The key thing to remember is that your reputation will be built by what others say about you, so the best method for marketing your practice is to be an objective, reliable expert who is spoken of with respect.

Administration

This is perhaps the least interesting aspect of running an expert witness practice; but getting the administration right is crucial.

You must have a robust system in place for identifying conflicts of interest so that, on receipt of a phone call or letter of enquiry, you can establish whether you have any connection or prior involvement with the organisation or individuals concerned. 

As your practice builds, so will the pressure on your time.  Ensure you have blocked out the time you need to complete your various tasks during the litigation process for every case as soon as you know the timescales and key dates.  These tasks include reviewing records and witness statements; assessing the claimant; preparing and finalising your report; calls or meetings with those instructing you; reading and considering other expert evidence in the case; attending conferences with Counsel; attending and writing up the meeting with the expert on the other side; preparation for, and giving evidence in, Court. 

There will be times when those instructing you need your input at short notice.  This will be easier to facilitate when your workload is well managed.


Invoicing & financial records

Make sure you stipulate your terms of engagement at the outset, including your hourly rates, cancellation charges and payment terms.  When it comes to keeping records of time spent and expenses incurred, be meticulous. 

It is a good idea to include some narrative to your invoice, such as time spent in preparation, research, writing and so on.  Keeping records will enable you to go back and check details at a later date, should any query arise.

It’s not uncommon for an expert to have to chase for payment, and you should not feel uncomfortable doing so.  You are entitled to be paid for your time and expertise.  Some experts do not release their report until their invoice has been paid.  Others have template credit control emails which are sent at specific intervals on and after payment falls due.  Still others find that a quick phone call to the fee earner who is running the case will suffice.  

Don’t forget, you must register your medicolegal practice for VAT if it turns over £85,000 in any twelve month period. 

Data protection obligations

Your expert witness practice must be compliant with relevant data protection legislation.
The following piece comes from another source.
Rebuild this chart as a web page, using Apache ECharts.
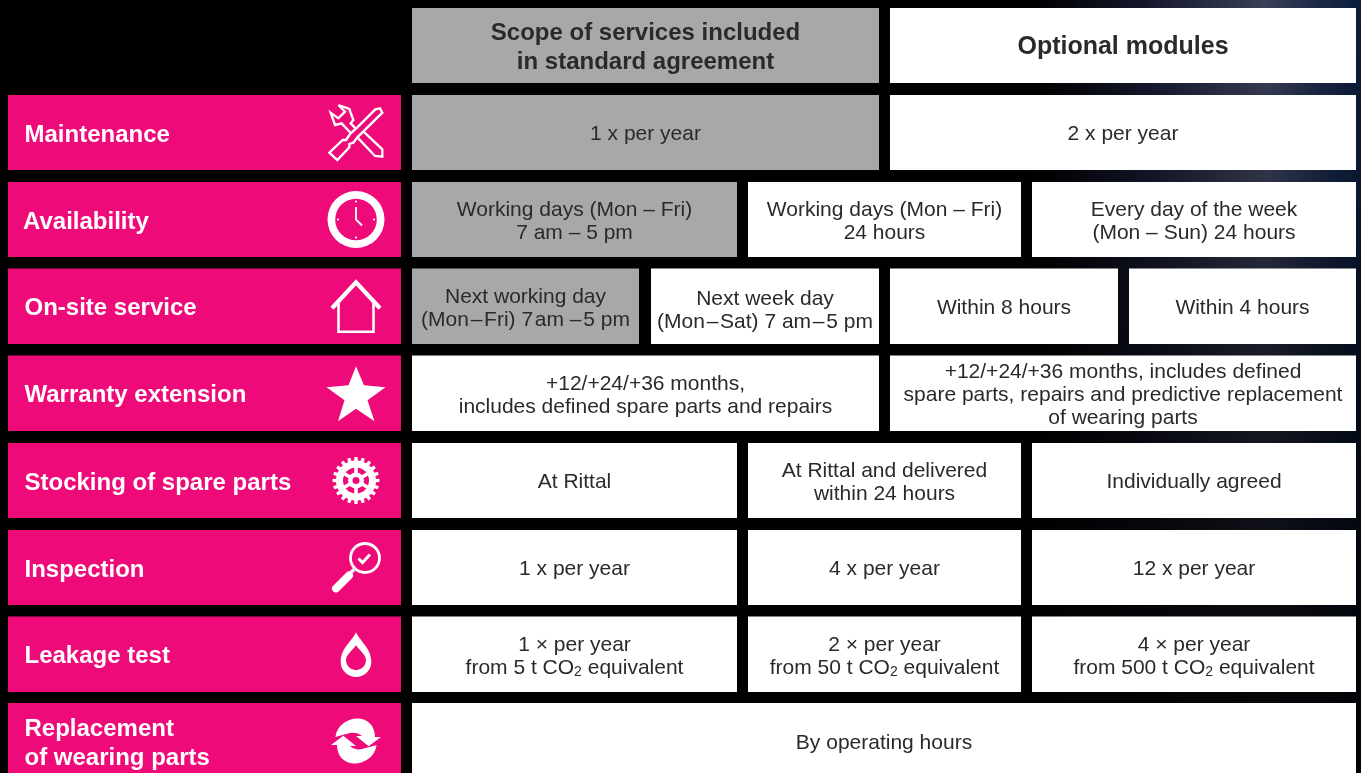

Paperwork pertaining to your instructions should be stored securely, and you should audit your database of the records you hold at least once a year. The ‘database’ can simply be a list in a word document or a spreadsheet.  When you update it, you should add new information to each record rather than overwrite previous entries.  This creates a paper trail of your handling of all data.  
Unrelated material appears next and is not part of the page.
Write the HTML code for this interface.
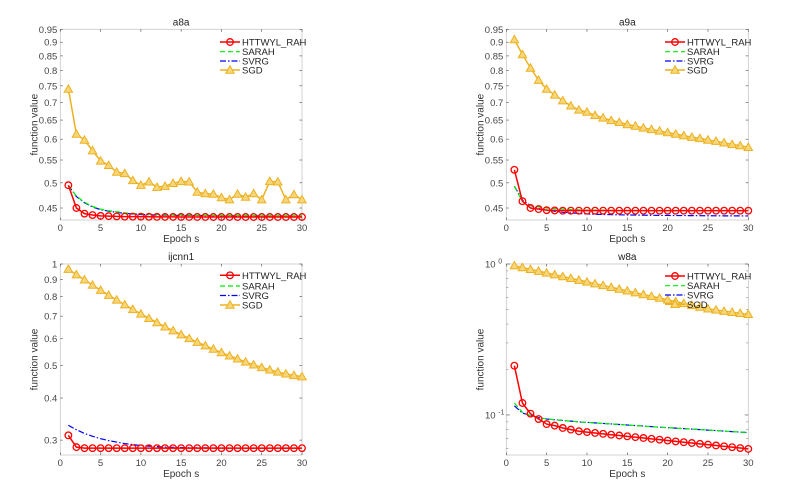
<!DOCTYPE html>
<html><head><meta charset="utf-8"><style>
body{margin:0;background:#fff;}
svg{display:block;font-family:"Liberation Sans",Arial,sans-serif;}
</style></head><body>
<svg id="fig" width="793" height="485" viewBox="0 0 793 485" xmlns="http://www.w3.org/2000/svg"></svg>
<script>
const epochs = Array.from({length:30},(_, i)=>i+1);
const seriesNames = ["HTTWYL_RAH","SARAH","SVRG","SGD"];
// a8a
const a8aHTT = [0.495,0.450,0.4395,0.437,0.4355,0.435,0.4345,0.434,0.434,0.434,0.4338,0.4337,0.4336,0.4336,0.4335,0.4335,0.4335,0.4335,0.4334,0.4334,0.4334,0.4334,0.4334,0.4334,0.4334,0.4334,0.4334,0.4334,0.4334,0.4334];
const a8aSARAH = [0.495,0.473,0.461,0.453,0.448,0.445,0.443,0.441,0.440,0.439,0.4385,0.438,0.4375,0.437,0.437,0.4367,0.4365,0.4363,0.4362,0.436,0.436,0.436,0.4358,0.4357,0.4356,0.4356,0.4355,0.4355,0.4355,0.4355];
const a8aSVRG = [0.495,0.472,0.460,0.452,0.447,0.444,0.442,0.440,0.439,0.438,0.4375,0.437,0.4368,0.4365,0.4362,0.436,0.436,0.4358,0.4357,0.4356,0.4355,0.4355,0.4354,0.4354,0.4353,0.4353,0.4353,0.4352,0.4352,0.4352];
const a8aSGD = [0.740,0.613,0.598,0.572,0.548,0.538,0.523,0.520,0.505,0.495,0.502,0.491,0.493,0.499,0.503,0.502,0.481,0.478,0.477,0.470,0.466,0.477,0.471,0.478,0.466,0.503,0.502,0.466,0.476,0.466];
// a9a
const a9aHTT = [0.528,0.463,0.450,0.448,0.446,0.4455,0.445,0.445,0.445,0.445,0.445,0.445,0.445,0.445,0.445,0.445,0.445,0.445,0.445,0.445,0.445,0.445,0.445,0.445,0.445,0.445,0.445,0.445,0.445,0.445];
const a9aSARAH = [0.493,0.462,0.455,0.452,0.450,0.449,0.448,0.447,0.4465,0.446,0.446,0.4458,0.4456,0.4455,0.4455,0.4453,0.4452,0.4452,0.4451,0.445,0.445,0.445,0.445,0.445,0.445,0.445,0.445,0.445,0.445,0.445];
const a9aSVRG = [0.493,0.465,0.455,0.449,0.446,0.444,0.442,0.441,0.440,0.439,0.4385,0.438,0.4377,0.4374,0.4371,0.4369,0.4367,0.4365,0.4363,0.4362,0.4361,0.436,0.4359,0.4358,0.4357,0.4356,0.4355,0.4354,0.4354,0.4353];
const a9aSGD = [0.910,0.855,0.808,0.768,0.740,0.722,0.705,0.690,0.678,0.672,0.663,0.656,0.649,0.644,0.638,0.634,0.629,0.625,0.621,0.617,0.613,0.609,0.605,0.602,0.598,0.595,0.591,0.587,0.584,0.580];
// ijcnn1
const ijHTT = [0.310,0.286,0.284,0.284,0.284,0.284,0.284,0.284,0.284,0.284,0.284,0.284,0.284,0.284,0.284,0.284,0.284,0.284,0.284,0.284,0.284,0.284,0.284,0.284,0.284,0.284,0.284,0.284,0.284,0.284];
const ijSARAH = [0.310,0.286,0.284,0.284,0.284,0.284,0.284,0.284,0.284,0.284,0.284,0.284,0.284,0.284,0.284,0.284,0.284,0.284,0.284,0.284,0.284,0.284,0.284,0.284,0.284,0.284,0.284,0.284,0.284,0.284];
const ijSVRG = [0.332,0.322,0.314,0.308,0.303,0.299,0.296,0.293,0.291,0.289,0.288,0.287,0.286,0.2855,0.285,0.2848,0.2846,0.2845,0.2844,0.2843,0.2842,0.2842,0.2841,0.2841,0.284,0.284,0.284,0.284,0.284,0.284];
const ijSGD = [0.965,0.930,0.898,0.866,0.836,0.808,0.782,0.757,0.733,0.711,0.690,0.670,0.651,0.634,0.617,0.601,0.586,0.572,0.559,0.546,0.534,0.523,0.512,0.502,0.493,0.485,0.478,0.472,0.467,0.463];
// w8a
const w8HTT = [0.212,0.120,0.102,0.094,0.087,0.085,0.082,0.080,0.078,0.077,0.076,0.075,0.074,0.0731,0.0722,0.0713,0.0704,0.0695,0.0686,0.0677,0.0668,0.066,0.0652,0.0644,0.0636,0.0628,0.062,0.0612,0.0604,0.0596];
const w8SARAH = [0.120,0.104,0.099,0.096,0.094,0.093,0.092,0.091,0.090,0.0893,0.0886,0.0879,0.0872,0.0865,0.0858,0.0851,0.0844,0.0837,0.083,0.0824,0.0818,0.0812,0.0806,0.08,0.0794,0.0788,0.0782,0.0776,0.077,0.0764];
const w8SVRG = [0.115,0.103,0.099,0.096,0.094,0.093,0.092,0.091,0.090,0.0893,0.0886,0.0879,0.0872,0.0865,0.0858,0.0851,0.0844,0.0837,0.083,0.0824,0.0818,0.0812,0.0806,0.08,0.0794,0.0788,0.0782,0.0776,0.077,0.0764];
const w8SGD = [0.974,0.948,0.922,0.897,0.873,0.849,0.826,0.804,0.782,0.761,0.741,0.721,0.701,0.682,0.664,0.646,0.628,0.611,0.595,0.579,0.563,0.548,0.533,0.519,0.505,0.496,0.487,0.479,0.471,0.464];

const linTicks = ["0.45","0.5","0.55","0.6","0.65","0.7","0.75","0.8","0.85","0.9","0.95"];
const ijTicks = ["0.3","0.4","0.5","0.6","0.7","0.8","0.9","1"];
const xTicks = [0,5,10,15,20,25,30];

const NS="http://www.w3.org/2000/svg";
const svg=document.getElementById('fig');
function mk(tag,attrs,parent){const e=document.createElementNS(NS,tag);for(const k in attrs)e.setAttribute(k,attrs[k]);(parent||svg).appendChild(e);return e;}

const styles=[
 {color:"#ff0000",dash:"",marker:"circle",w:1.5},
 {color:"#00ee00",dash:"5,3",marker:null,w:1.2},
 {color:"#0000ff",dash:"6,2,1.5,2",marker:null,w:1.2},
 {color:"#EDB120",dash:"",marker:"tri",w:1.5}
];

function drawMarker(g,type,x,y,color){
  if(type==="circle"){
    const c=mk('circle',{cx:x,cy:y,r:3.3,fill:"none",stroke:color,'stroke-width':1.3},g);
    
    
  } else if(type==="tri"){
    const p=mk('polygon',{points:`${x},${y-4.2} ${x-4.2},${y+3.2} ${x+4.2},${y+3.2}`,fill:"#f6d67a",stroke:color,'stroke-width':1},g);
    
    
  }
}

function plot(cfg){
  const {name,L,R,T,B,ymin,ymax,yTicks,isW8,series,legX,legY}=cfg;
  const g=mk('g',{});
  
  
  const xs=v=>L+(v-0)/30*(R-L);
  const ys=v=>B-(Math.log(v)-Math.log(ymin))/(Math.log(ymax)-Math.log(ymin))*(B-T);
  const box=mk('rect',{x:L,y:T,width:R-L,height:B-T,fill:"#fff",stroke:"#c8c8c8",'stroke-width':0.8},g);
  
  
  xTicks.forEach(t=>{
    const x=xs(t);
    mk('line',{x1:x,y1:B,x2:x,y2:B-2.5,stroke:"#444",'stroke-width':0.6},g);
    mk('line',{x1:x,y1:T,x2:x,y2:T+2.5,stroke:"#444",'stroke-width':0.6},g);
    const tx=mk('text',{x:x,y:B+11,'font-size':9.5,'text-anchor':'middle',fill:'#444'},g);
    tx.textContent=t;
    
    
  });
  if(isW8){
    [1,0.1].forEach(v=>{
      const y=ys(v);
      mk('line',{x1:L,y1:y,x2:L+3.5,y2:y,stroke:"#444",'stroke-width':0.6},g);
      mk('line',{x1:R,y1:y,x2:R-3.5,y2:y,stroke:"#444",'stroke-width':0.6},g);
      const tx=mk('text',{x:L-16,y:y+3.5,'font-size':9.5,'text-anchor':'middle',fill:'#444'},g);
      tx.textContent='10';
      
      
      const sp=mk('text',{x:L-8,y:y-0.5,'font-size':7,'text-anchor':'start',fill:'#444'},g);
      sp.textContent=v===1?'0':'-1';
    });
    [0.06,0.07,0.08,0.09,0.2,0.3,0.4,0.5,0.6,0.7,0.8,0.9].forEach(v=>{
      const y=ys(v);
      mk('line',{x1:L,y1:y,x2:L+2,y2:y,stroke:"#666",'stroke-width':0.5},g);
      mk('line',{x1:R,y1:y,x2:R-2,y2:y,stroke:"#666",'stroke-width':0.5},g);
    });
  } else {
    yTicks.forEach(s=>{
      const v=parseFloat(s),y=ys(v);
      mk('line',{x1:L,y1:y,x2:L+2.5,y2:y,stroke:"#444",'stroke-width':0.6},g);
      mk('line',{x1:R,y1:y,x2:R-2.5,y2:y,stroke:"#444",'stroke-width':0.6},g);
      const tx=mk('text',{x:L-3,y:y+3.5,'font-size':9.5,'text-anchor':'end',fill:'#444'},g);
      tx.textContent=s;
      
      
    });
  }
  const ti=mk('text',{x:(L+R)/2,y:T-4,'font-size':10,'text-anchor':'middle',fill:'#222'},g);
  ti.textContent=name;
  
  
  const xl=mk('text',{x:(L+R)/2,y:B+22,'font-size':10,'text-anchor':'middle',fill:'#333'},g);
  xl.textContent='Epoch s';
  
  
  const yl=mk('text',{x:0,y:0,'font-size':10,'text-anchor':'middle',fill:'#333',transform:`translate(${L-23},${(T+B)/2}) rotate(-90)`},g);
  yl.textContent='function value';
  
  
  [3,2,1,0].forEach(si=>{
    const st=styles[si],data=series[si];
    const sg=mk('g',{},g);
    
    
    const pts=epochs.map((e,i)=>xs(e).toFixed(2)+','+ys(data[i]).toFixed(2)).join(' ');
    const pl=mk('polyline',{points:pts,fill:'none',stroke:st.color,'stroke-width':st.w,'stroke-dasharray':st.dash},sg);
    
    
    if(st.marker) epochs.forEach((e,i)=>drawMarker(sg,st.marker,xs(e),ys(data[i]),st.color));
  });
  const lg=mk('g',{},g);
  
  
  seriesNames.forEach((n,i)=>{
    const st=styles[i],y=legY[i];
    const le=mk('g',{},lg);
    
    
    mk('line',{x1:legX,y1:y,x2:legX+20,y2:y,stroke:st.color,'stroke-width':st.w,'stroke-dasharray':st.dash},le);
    if(st.marker) drawMarker(le,st.marker,legX+10,y,st.color);
    const t=mk('text',{x:legX+22,y:y+3.5,'font-size':9.5,fill:'#222'},le);
    t.textContent=n;
  });
}

plot({name:"a8a",L:60.3,R:302,T:29.3,B:220,ymin:0.428,ymax:0.95,yTicks:linTicks,series:[a8aHTT,a8aSARAH,a8aSVRG,a8aSGD],legX:220,legY:[42,51.7,61,70]});
plot({name:"a9a",L:506.3,R:748.3,T:29.3,B:220,ymin:0.428,ymax:0.95,yTicks:linTicks,series:[a9aHTT,a9aSARAH,a9aSVRG,a9aSGD],legX:665,legY:[42,51.7,61,70]});
plot({name:"ijcnn1",L:60.3,R:302,T:264,B:455,ymin:0.271,ymax:1,yTicks:ijTicks,series:[ijHTT,ijSARAH,ijSVRG,ijSGD],legX:220,legY:[275.3,286,295.5,305]});
plot({name:"w8a",L:506.3,R:748.3,T:264,B:455,ymin:0.0543,ymax:1,isW8:true,series:[w8HTT,w8SARAH,w8SVRG,w8SGD],legX:665,legY:[276,285.7,295,304.3]});
</script>
</body></html>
Write and maintain a privacy policy, outlining how you handle and store data.  This should be published on your website if you have one, and available on request otherwise.  You are responsible for having a data processing agreement in place with any person or organisation who assists you in your expert witness practice, such as a records collator, your secretary, or practice management companies. 

Get started!

Do your research.  Talk to doctors with an existing medicolegal practice, and ask them how it has worked for them.  

Ensure you understand the time commitment and the responsibility involved in an expert witness practice.  

Consider asking someone with an established practice to be available to mentor or guide you through the first few years of your practice.  It is invaluable to have someone to ask if you are uncertain about processes and procedures.  

With a solid practice management framework in place, your practice can run smoothly, leaving you free to concentrate on formulating and presenting your expert opinion.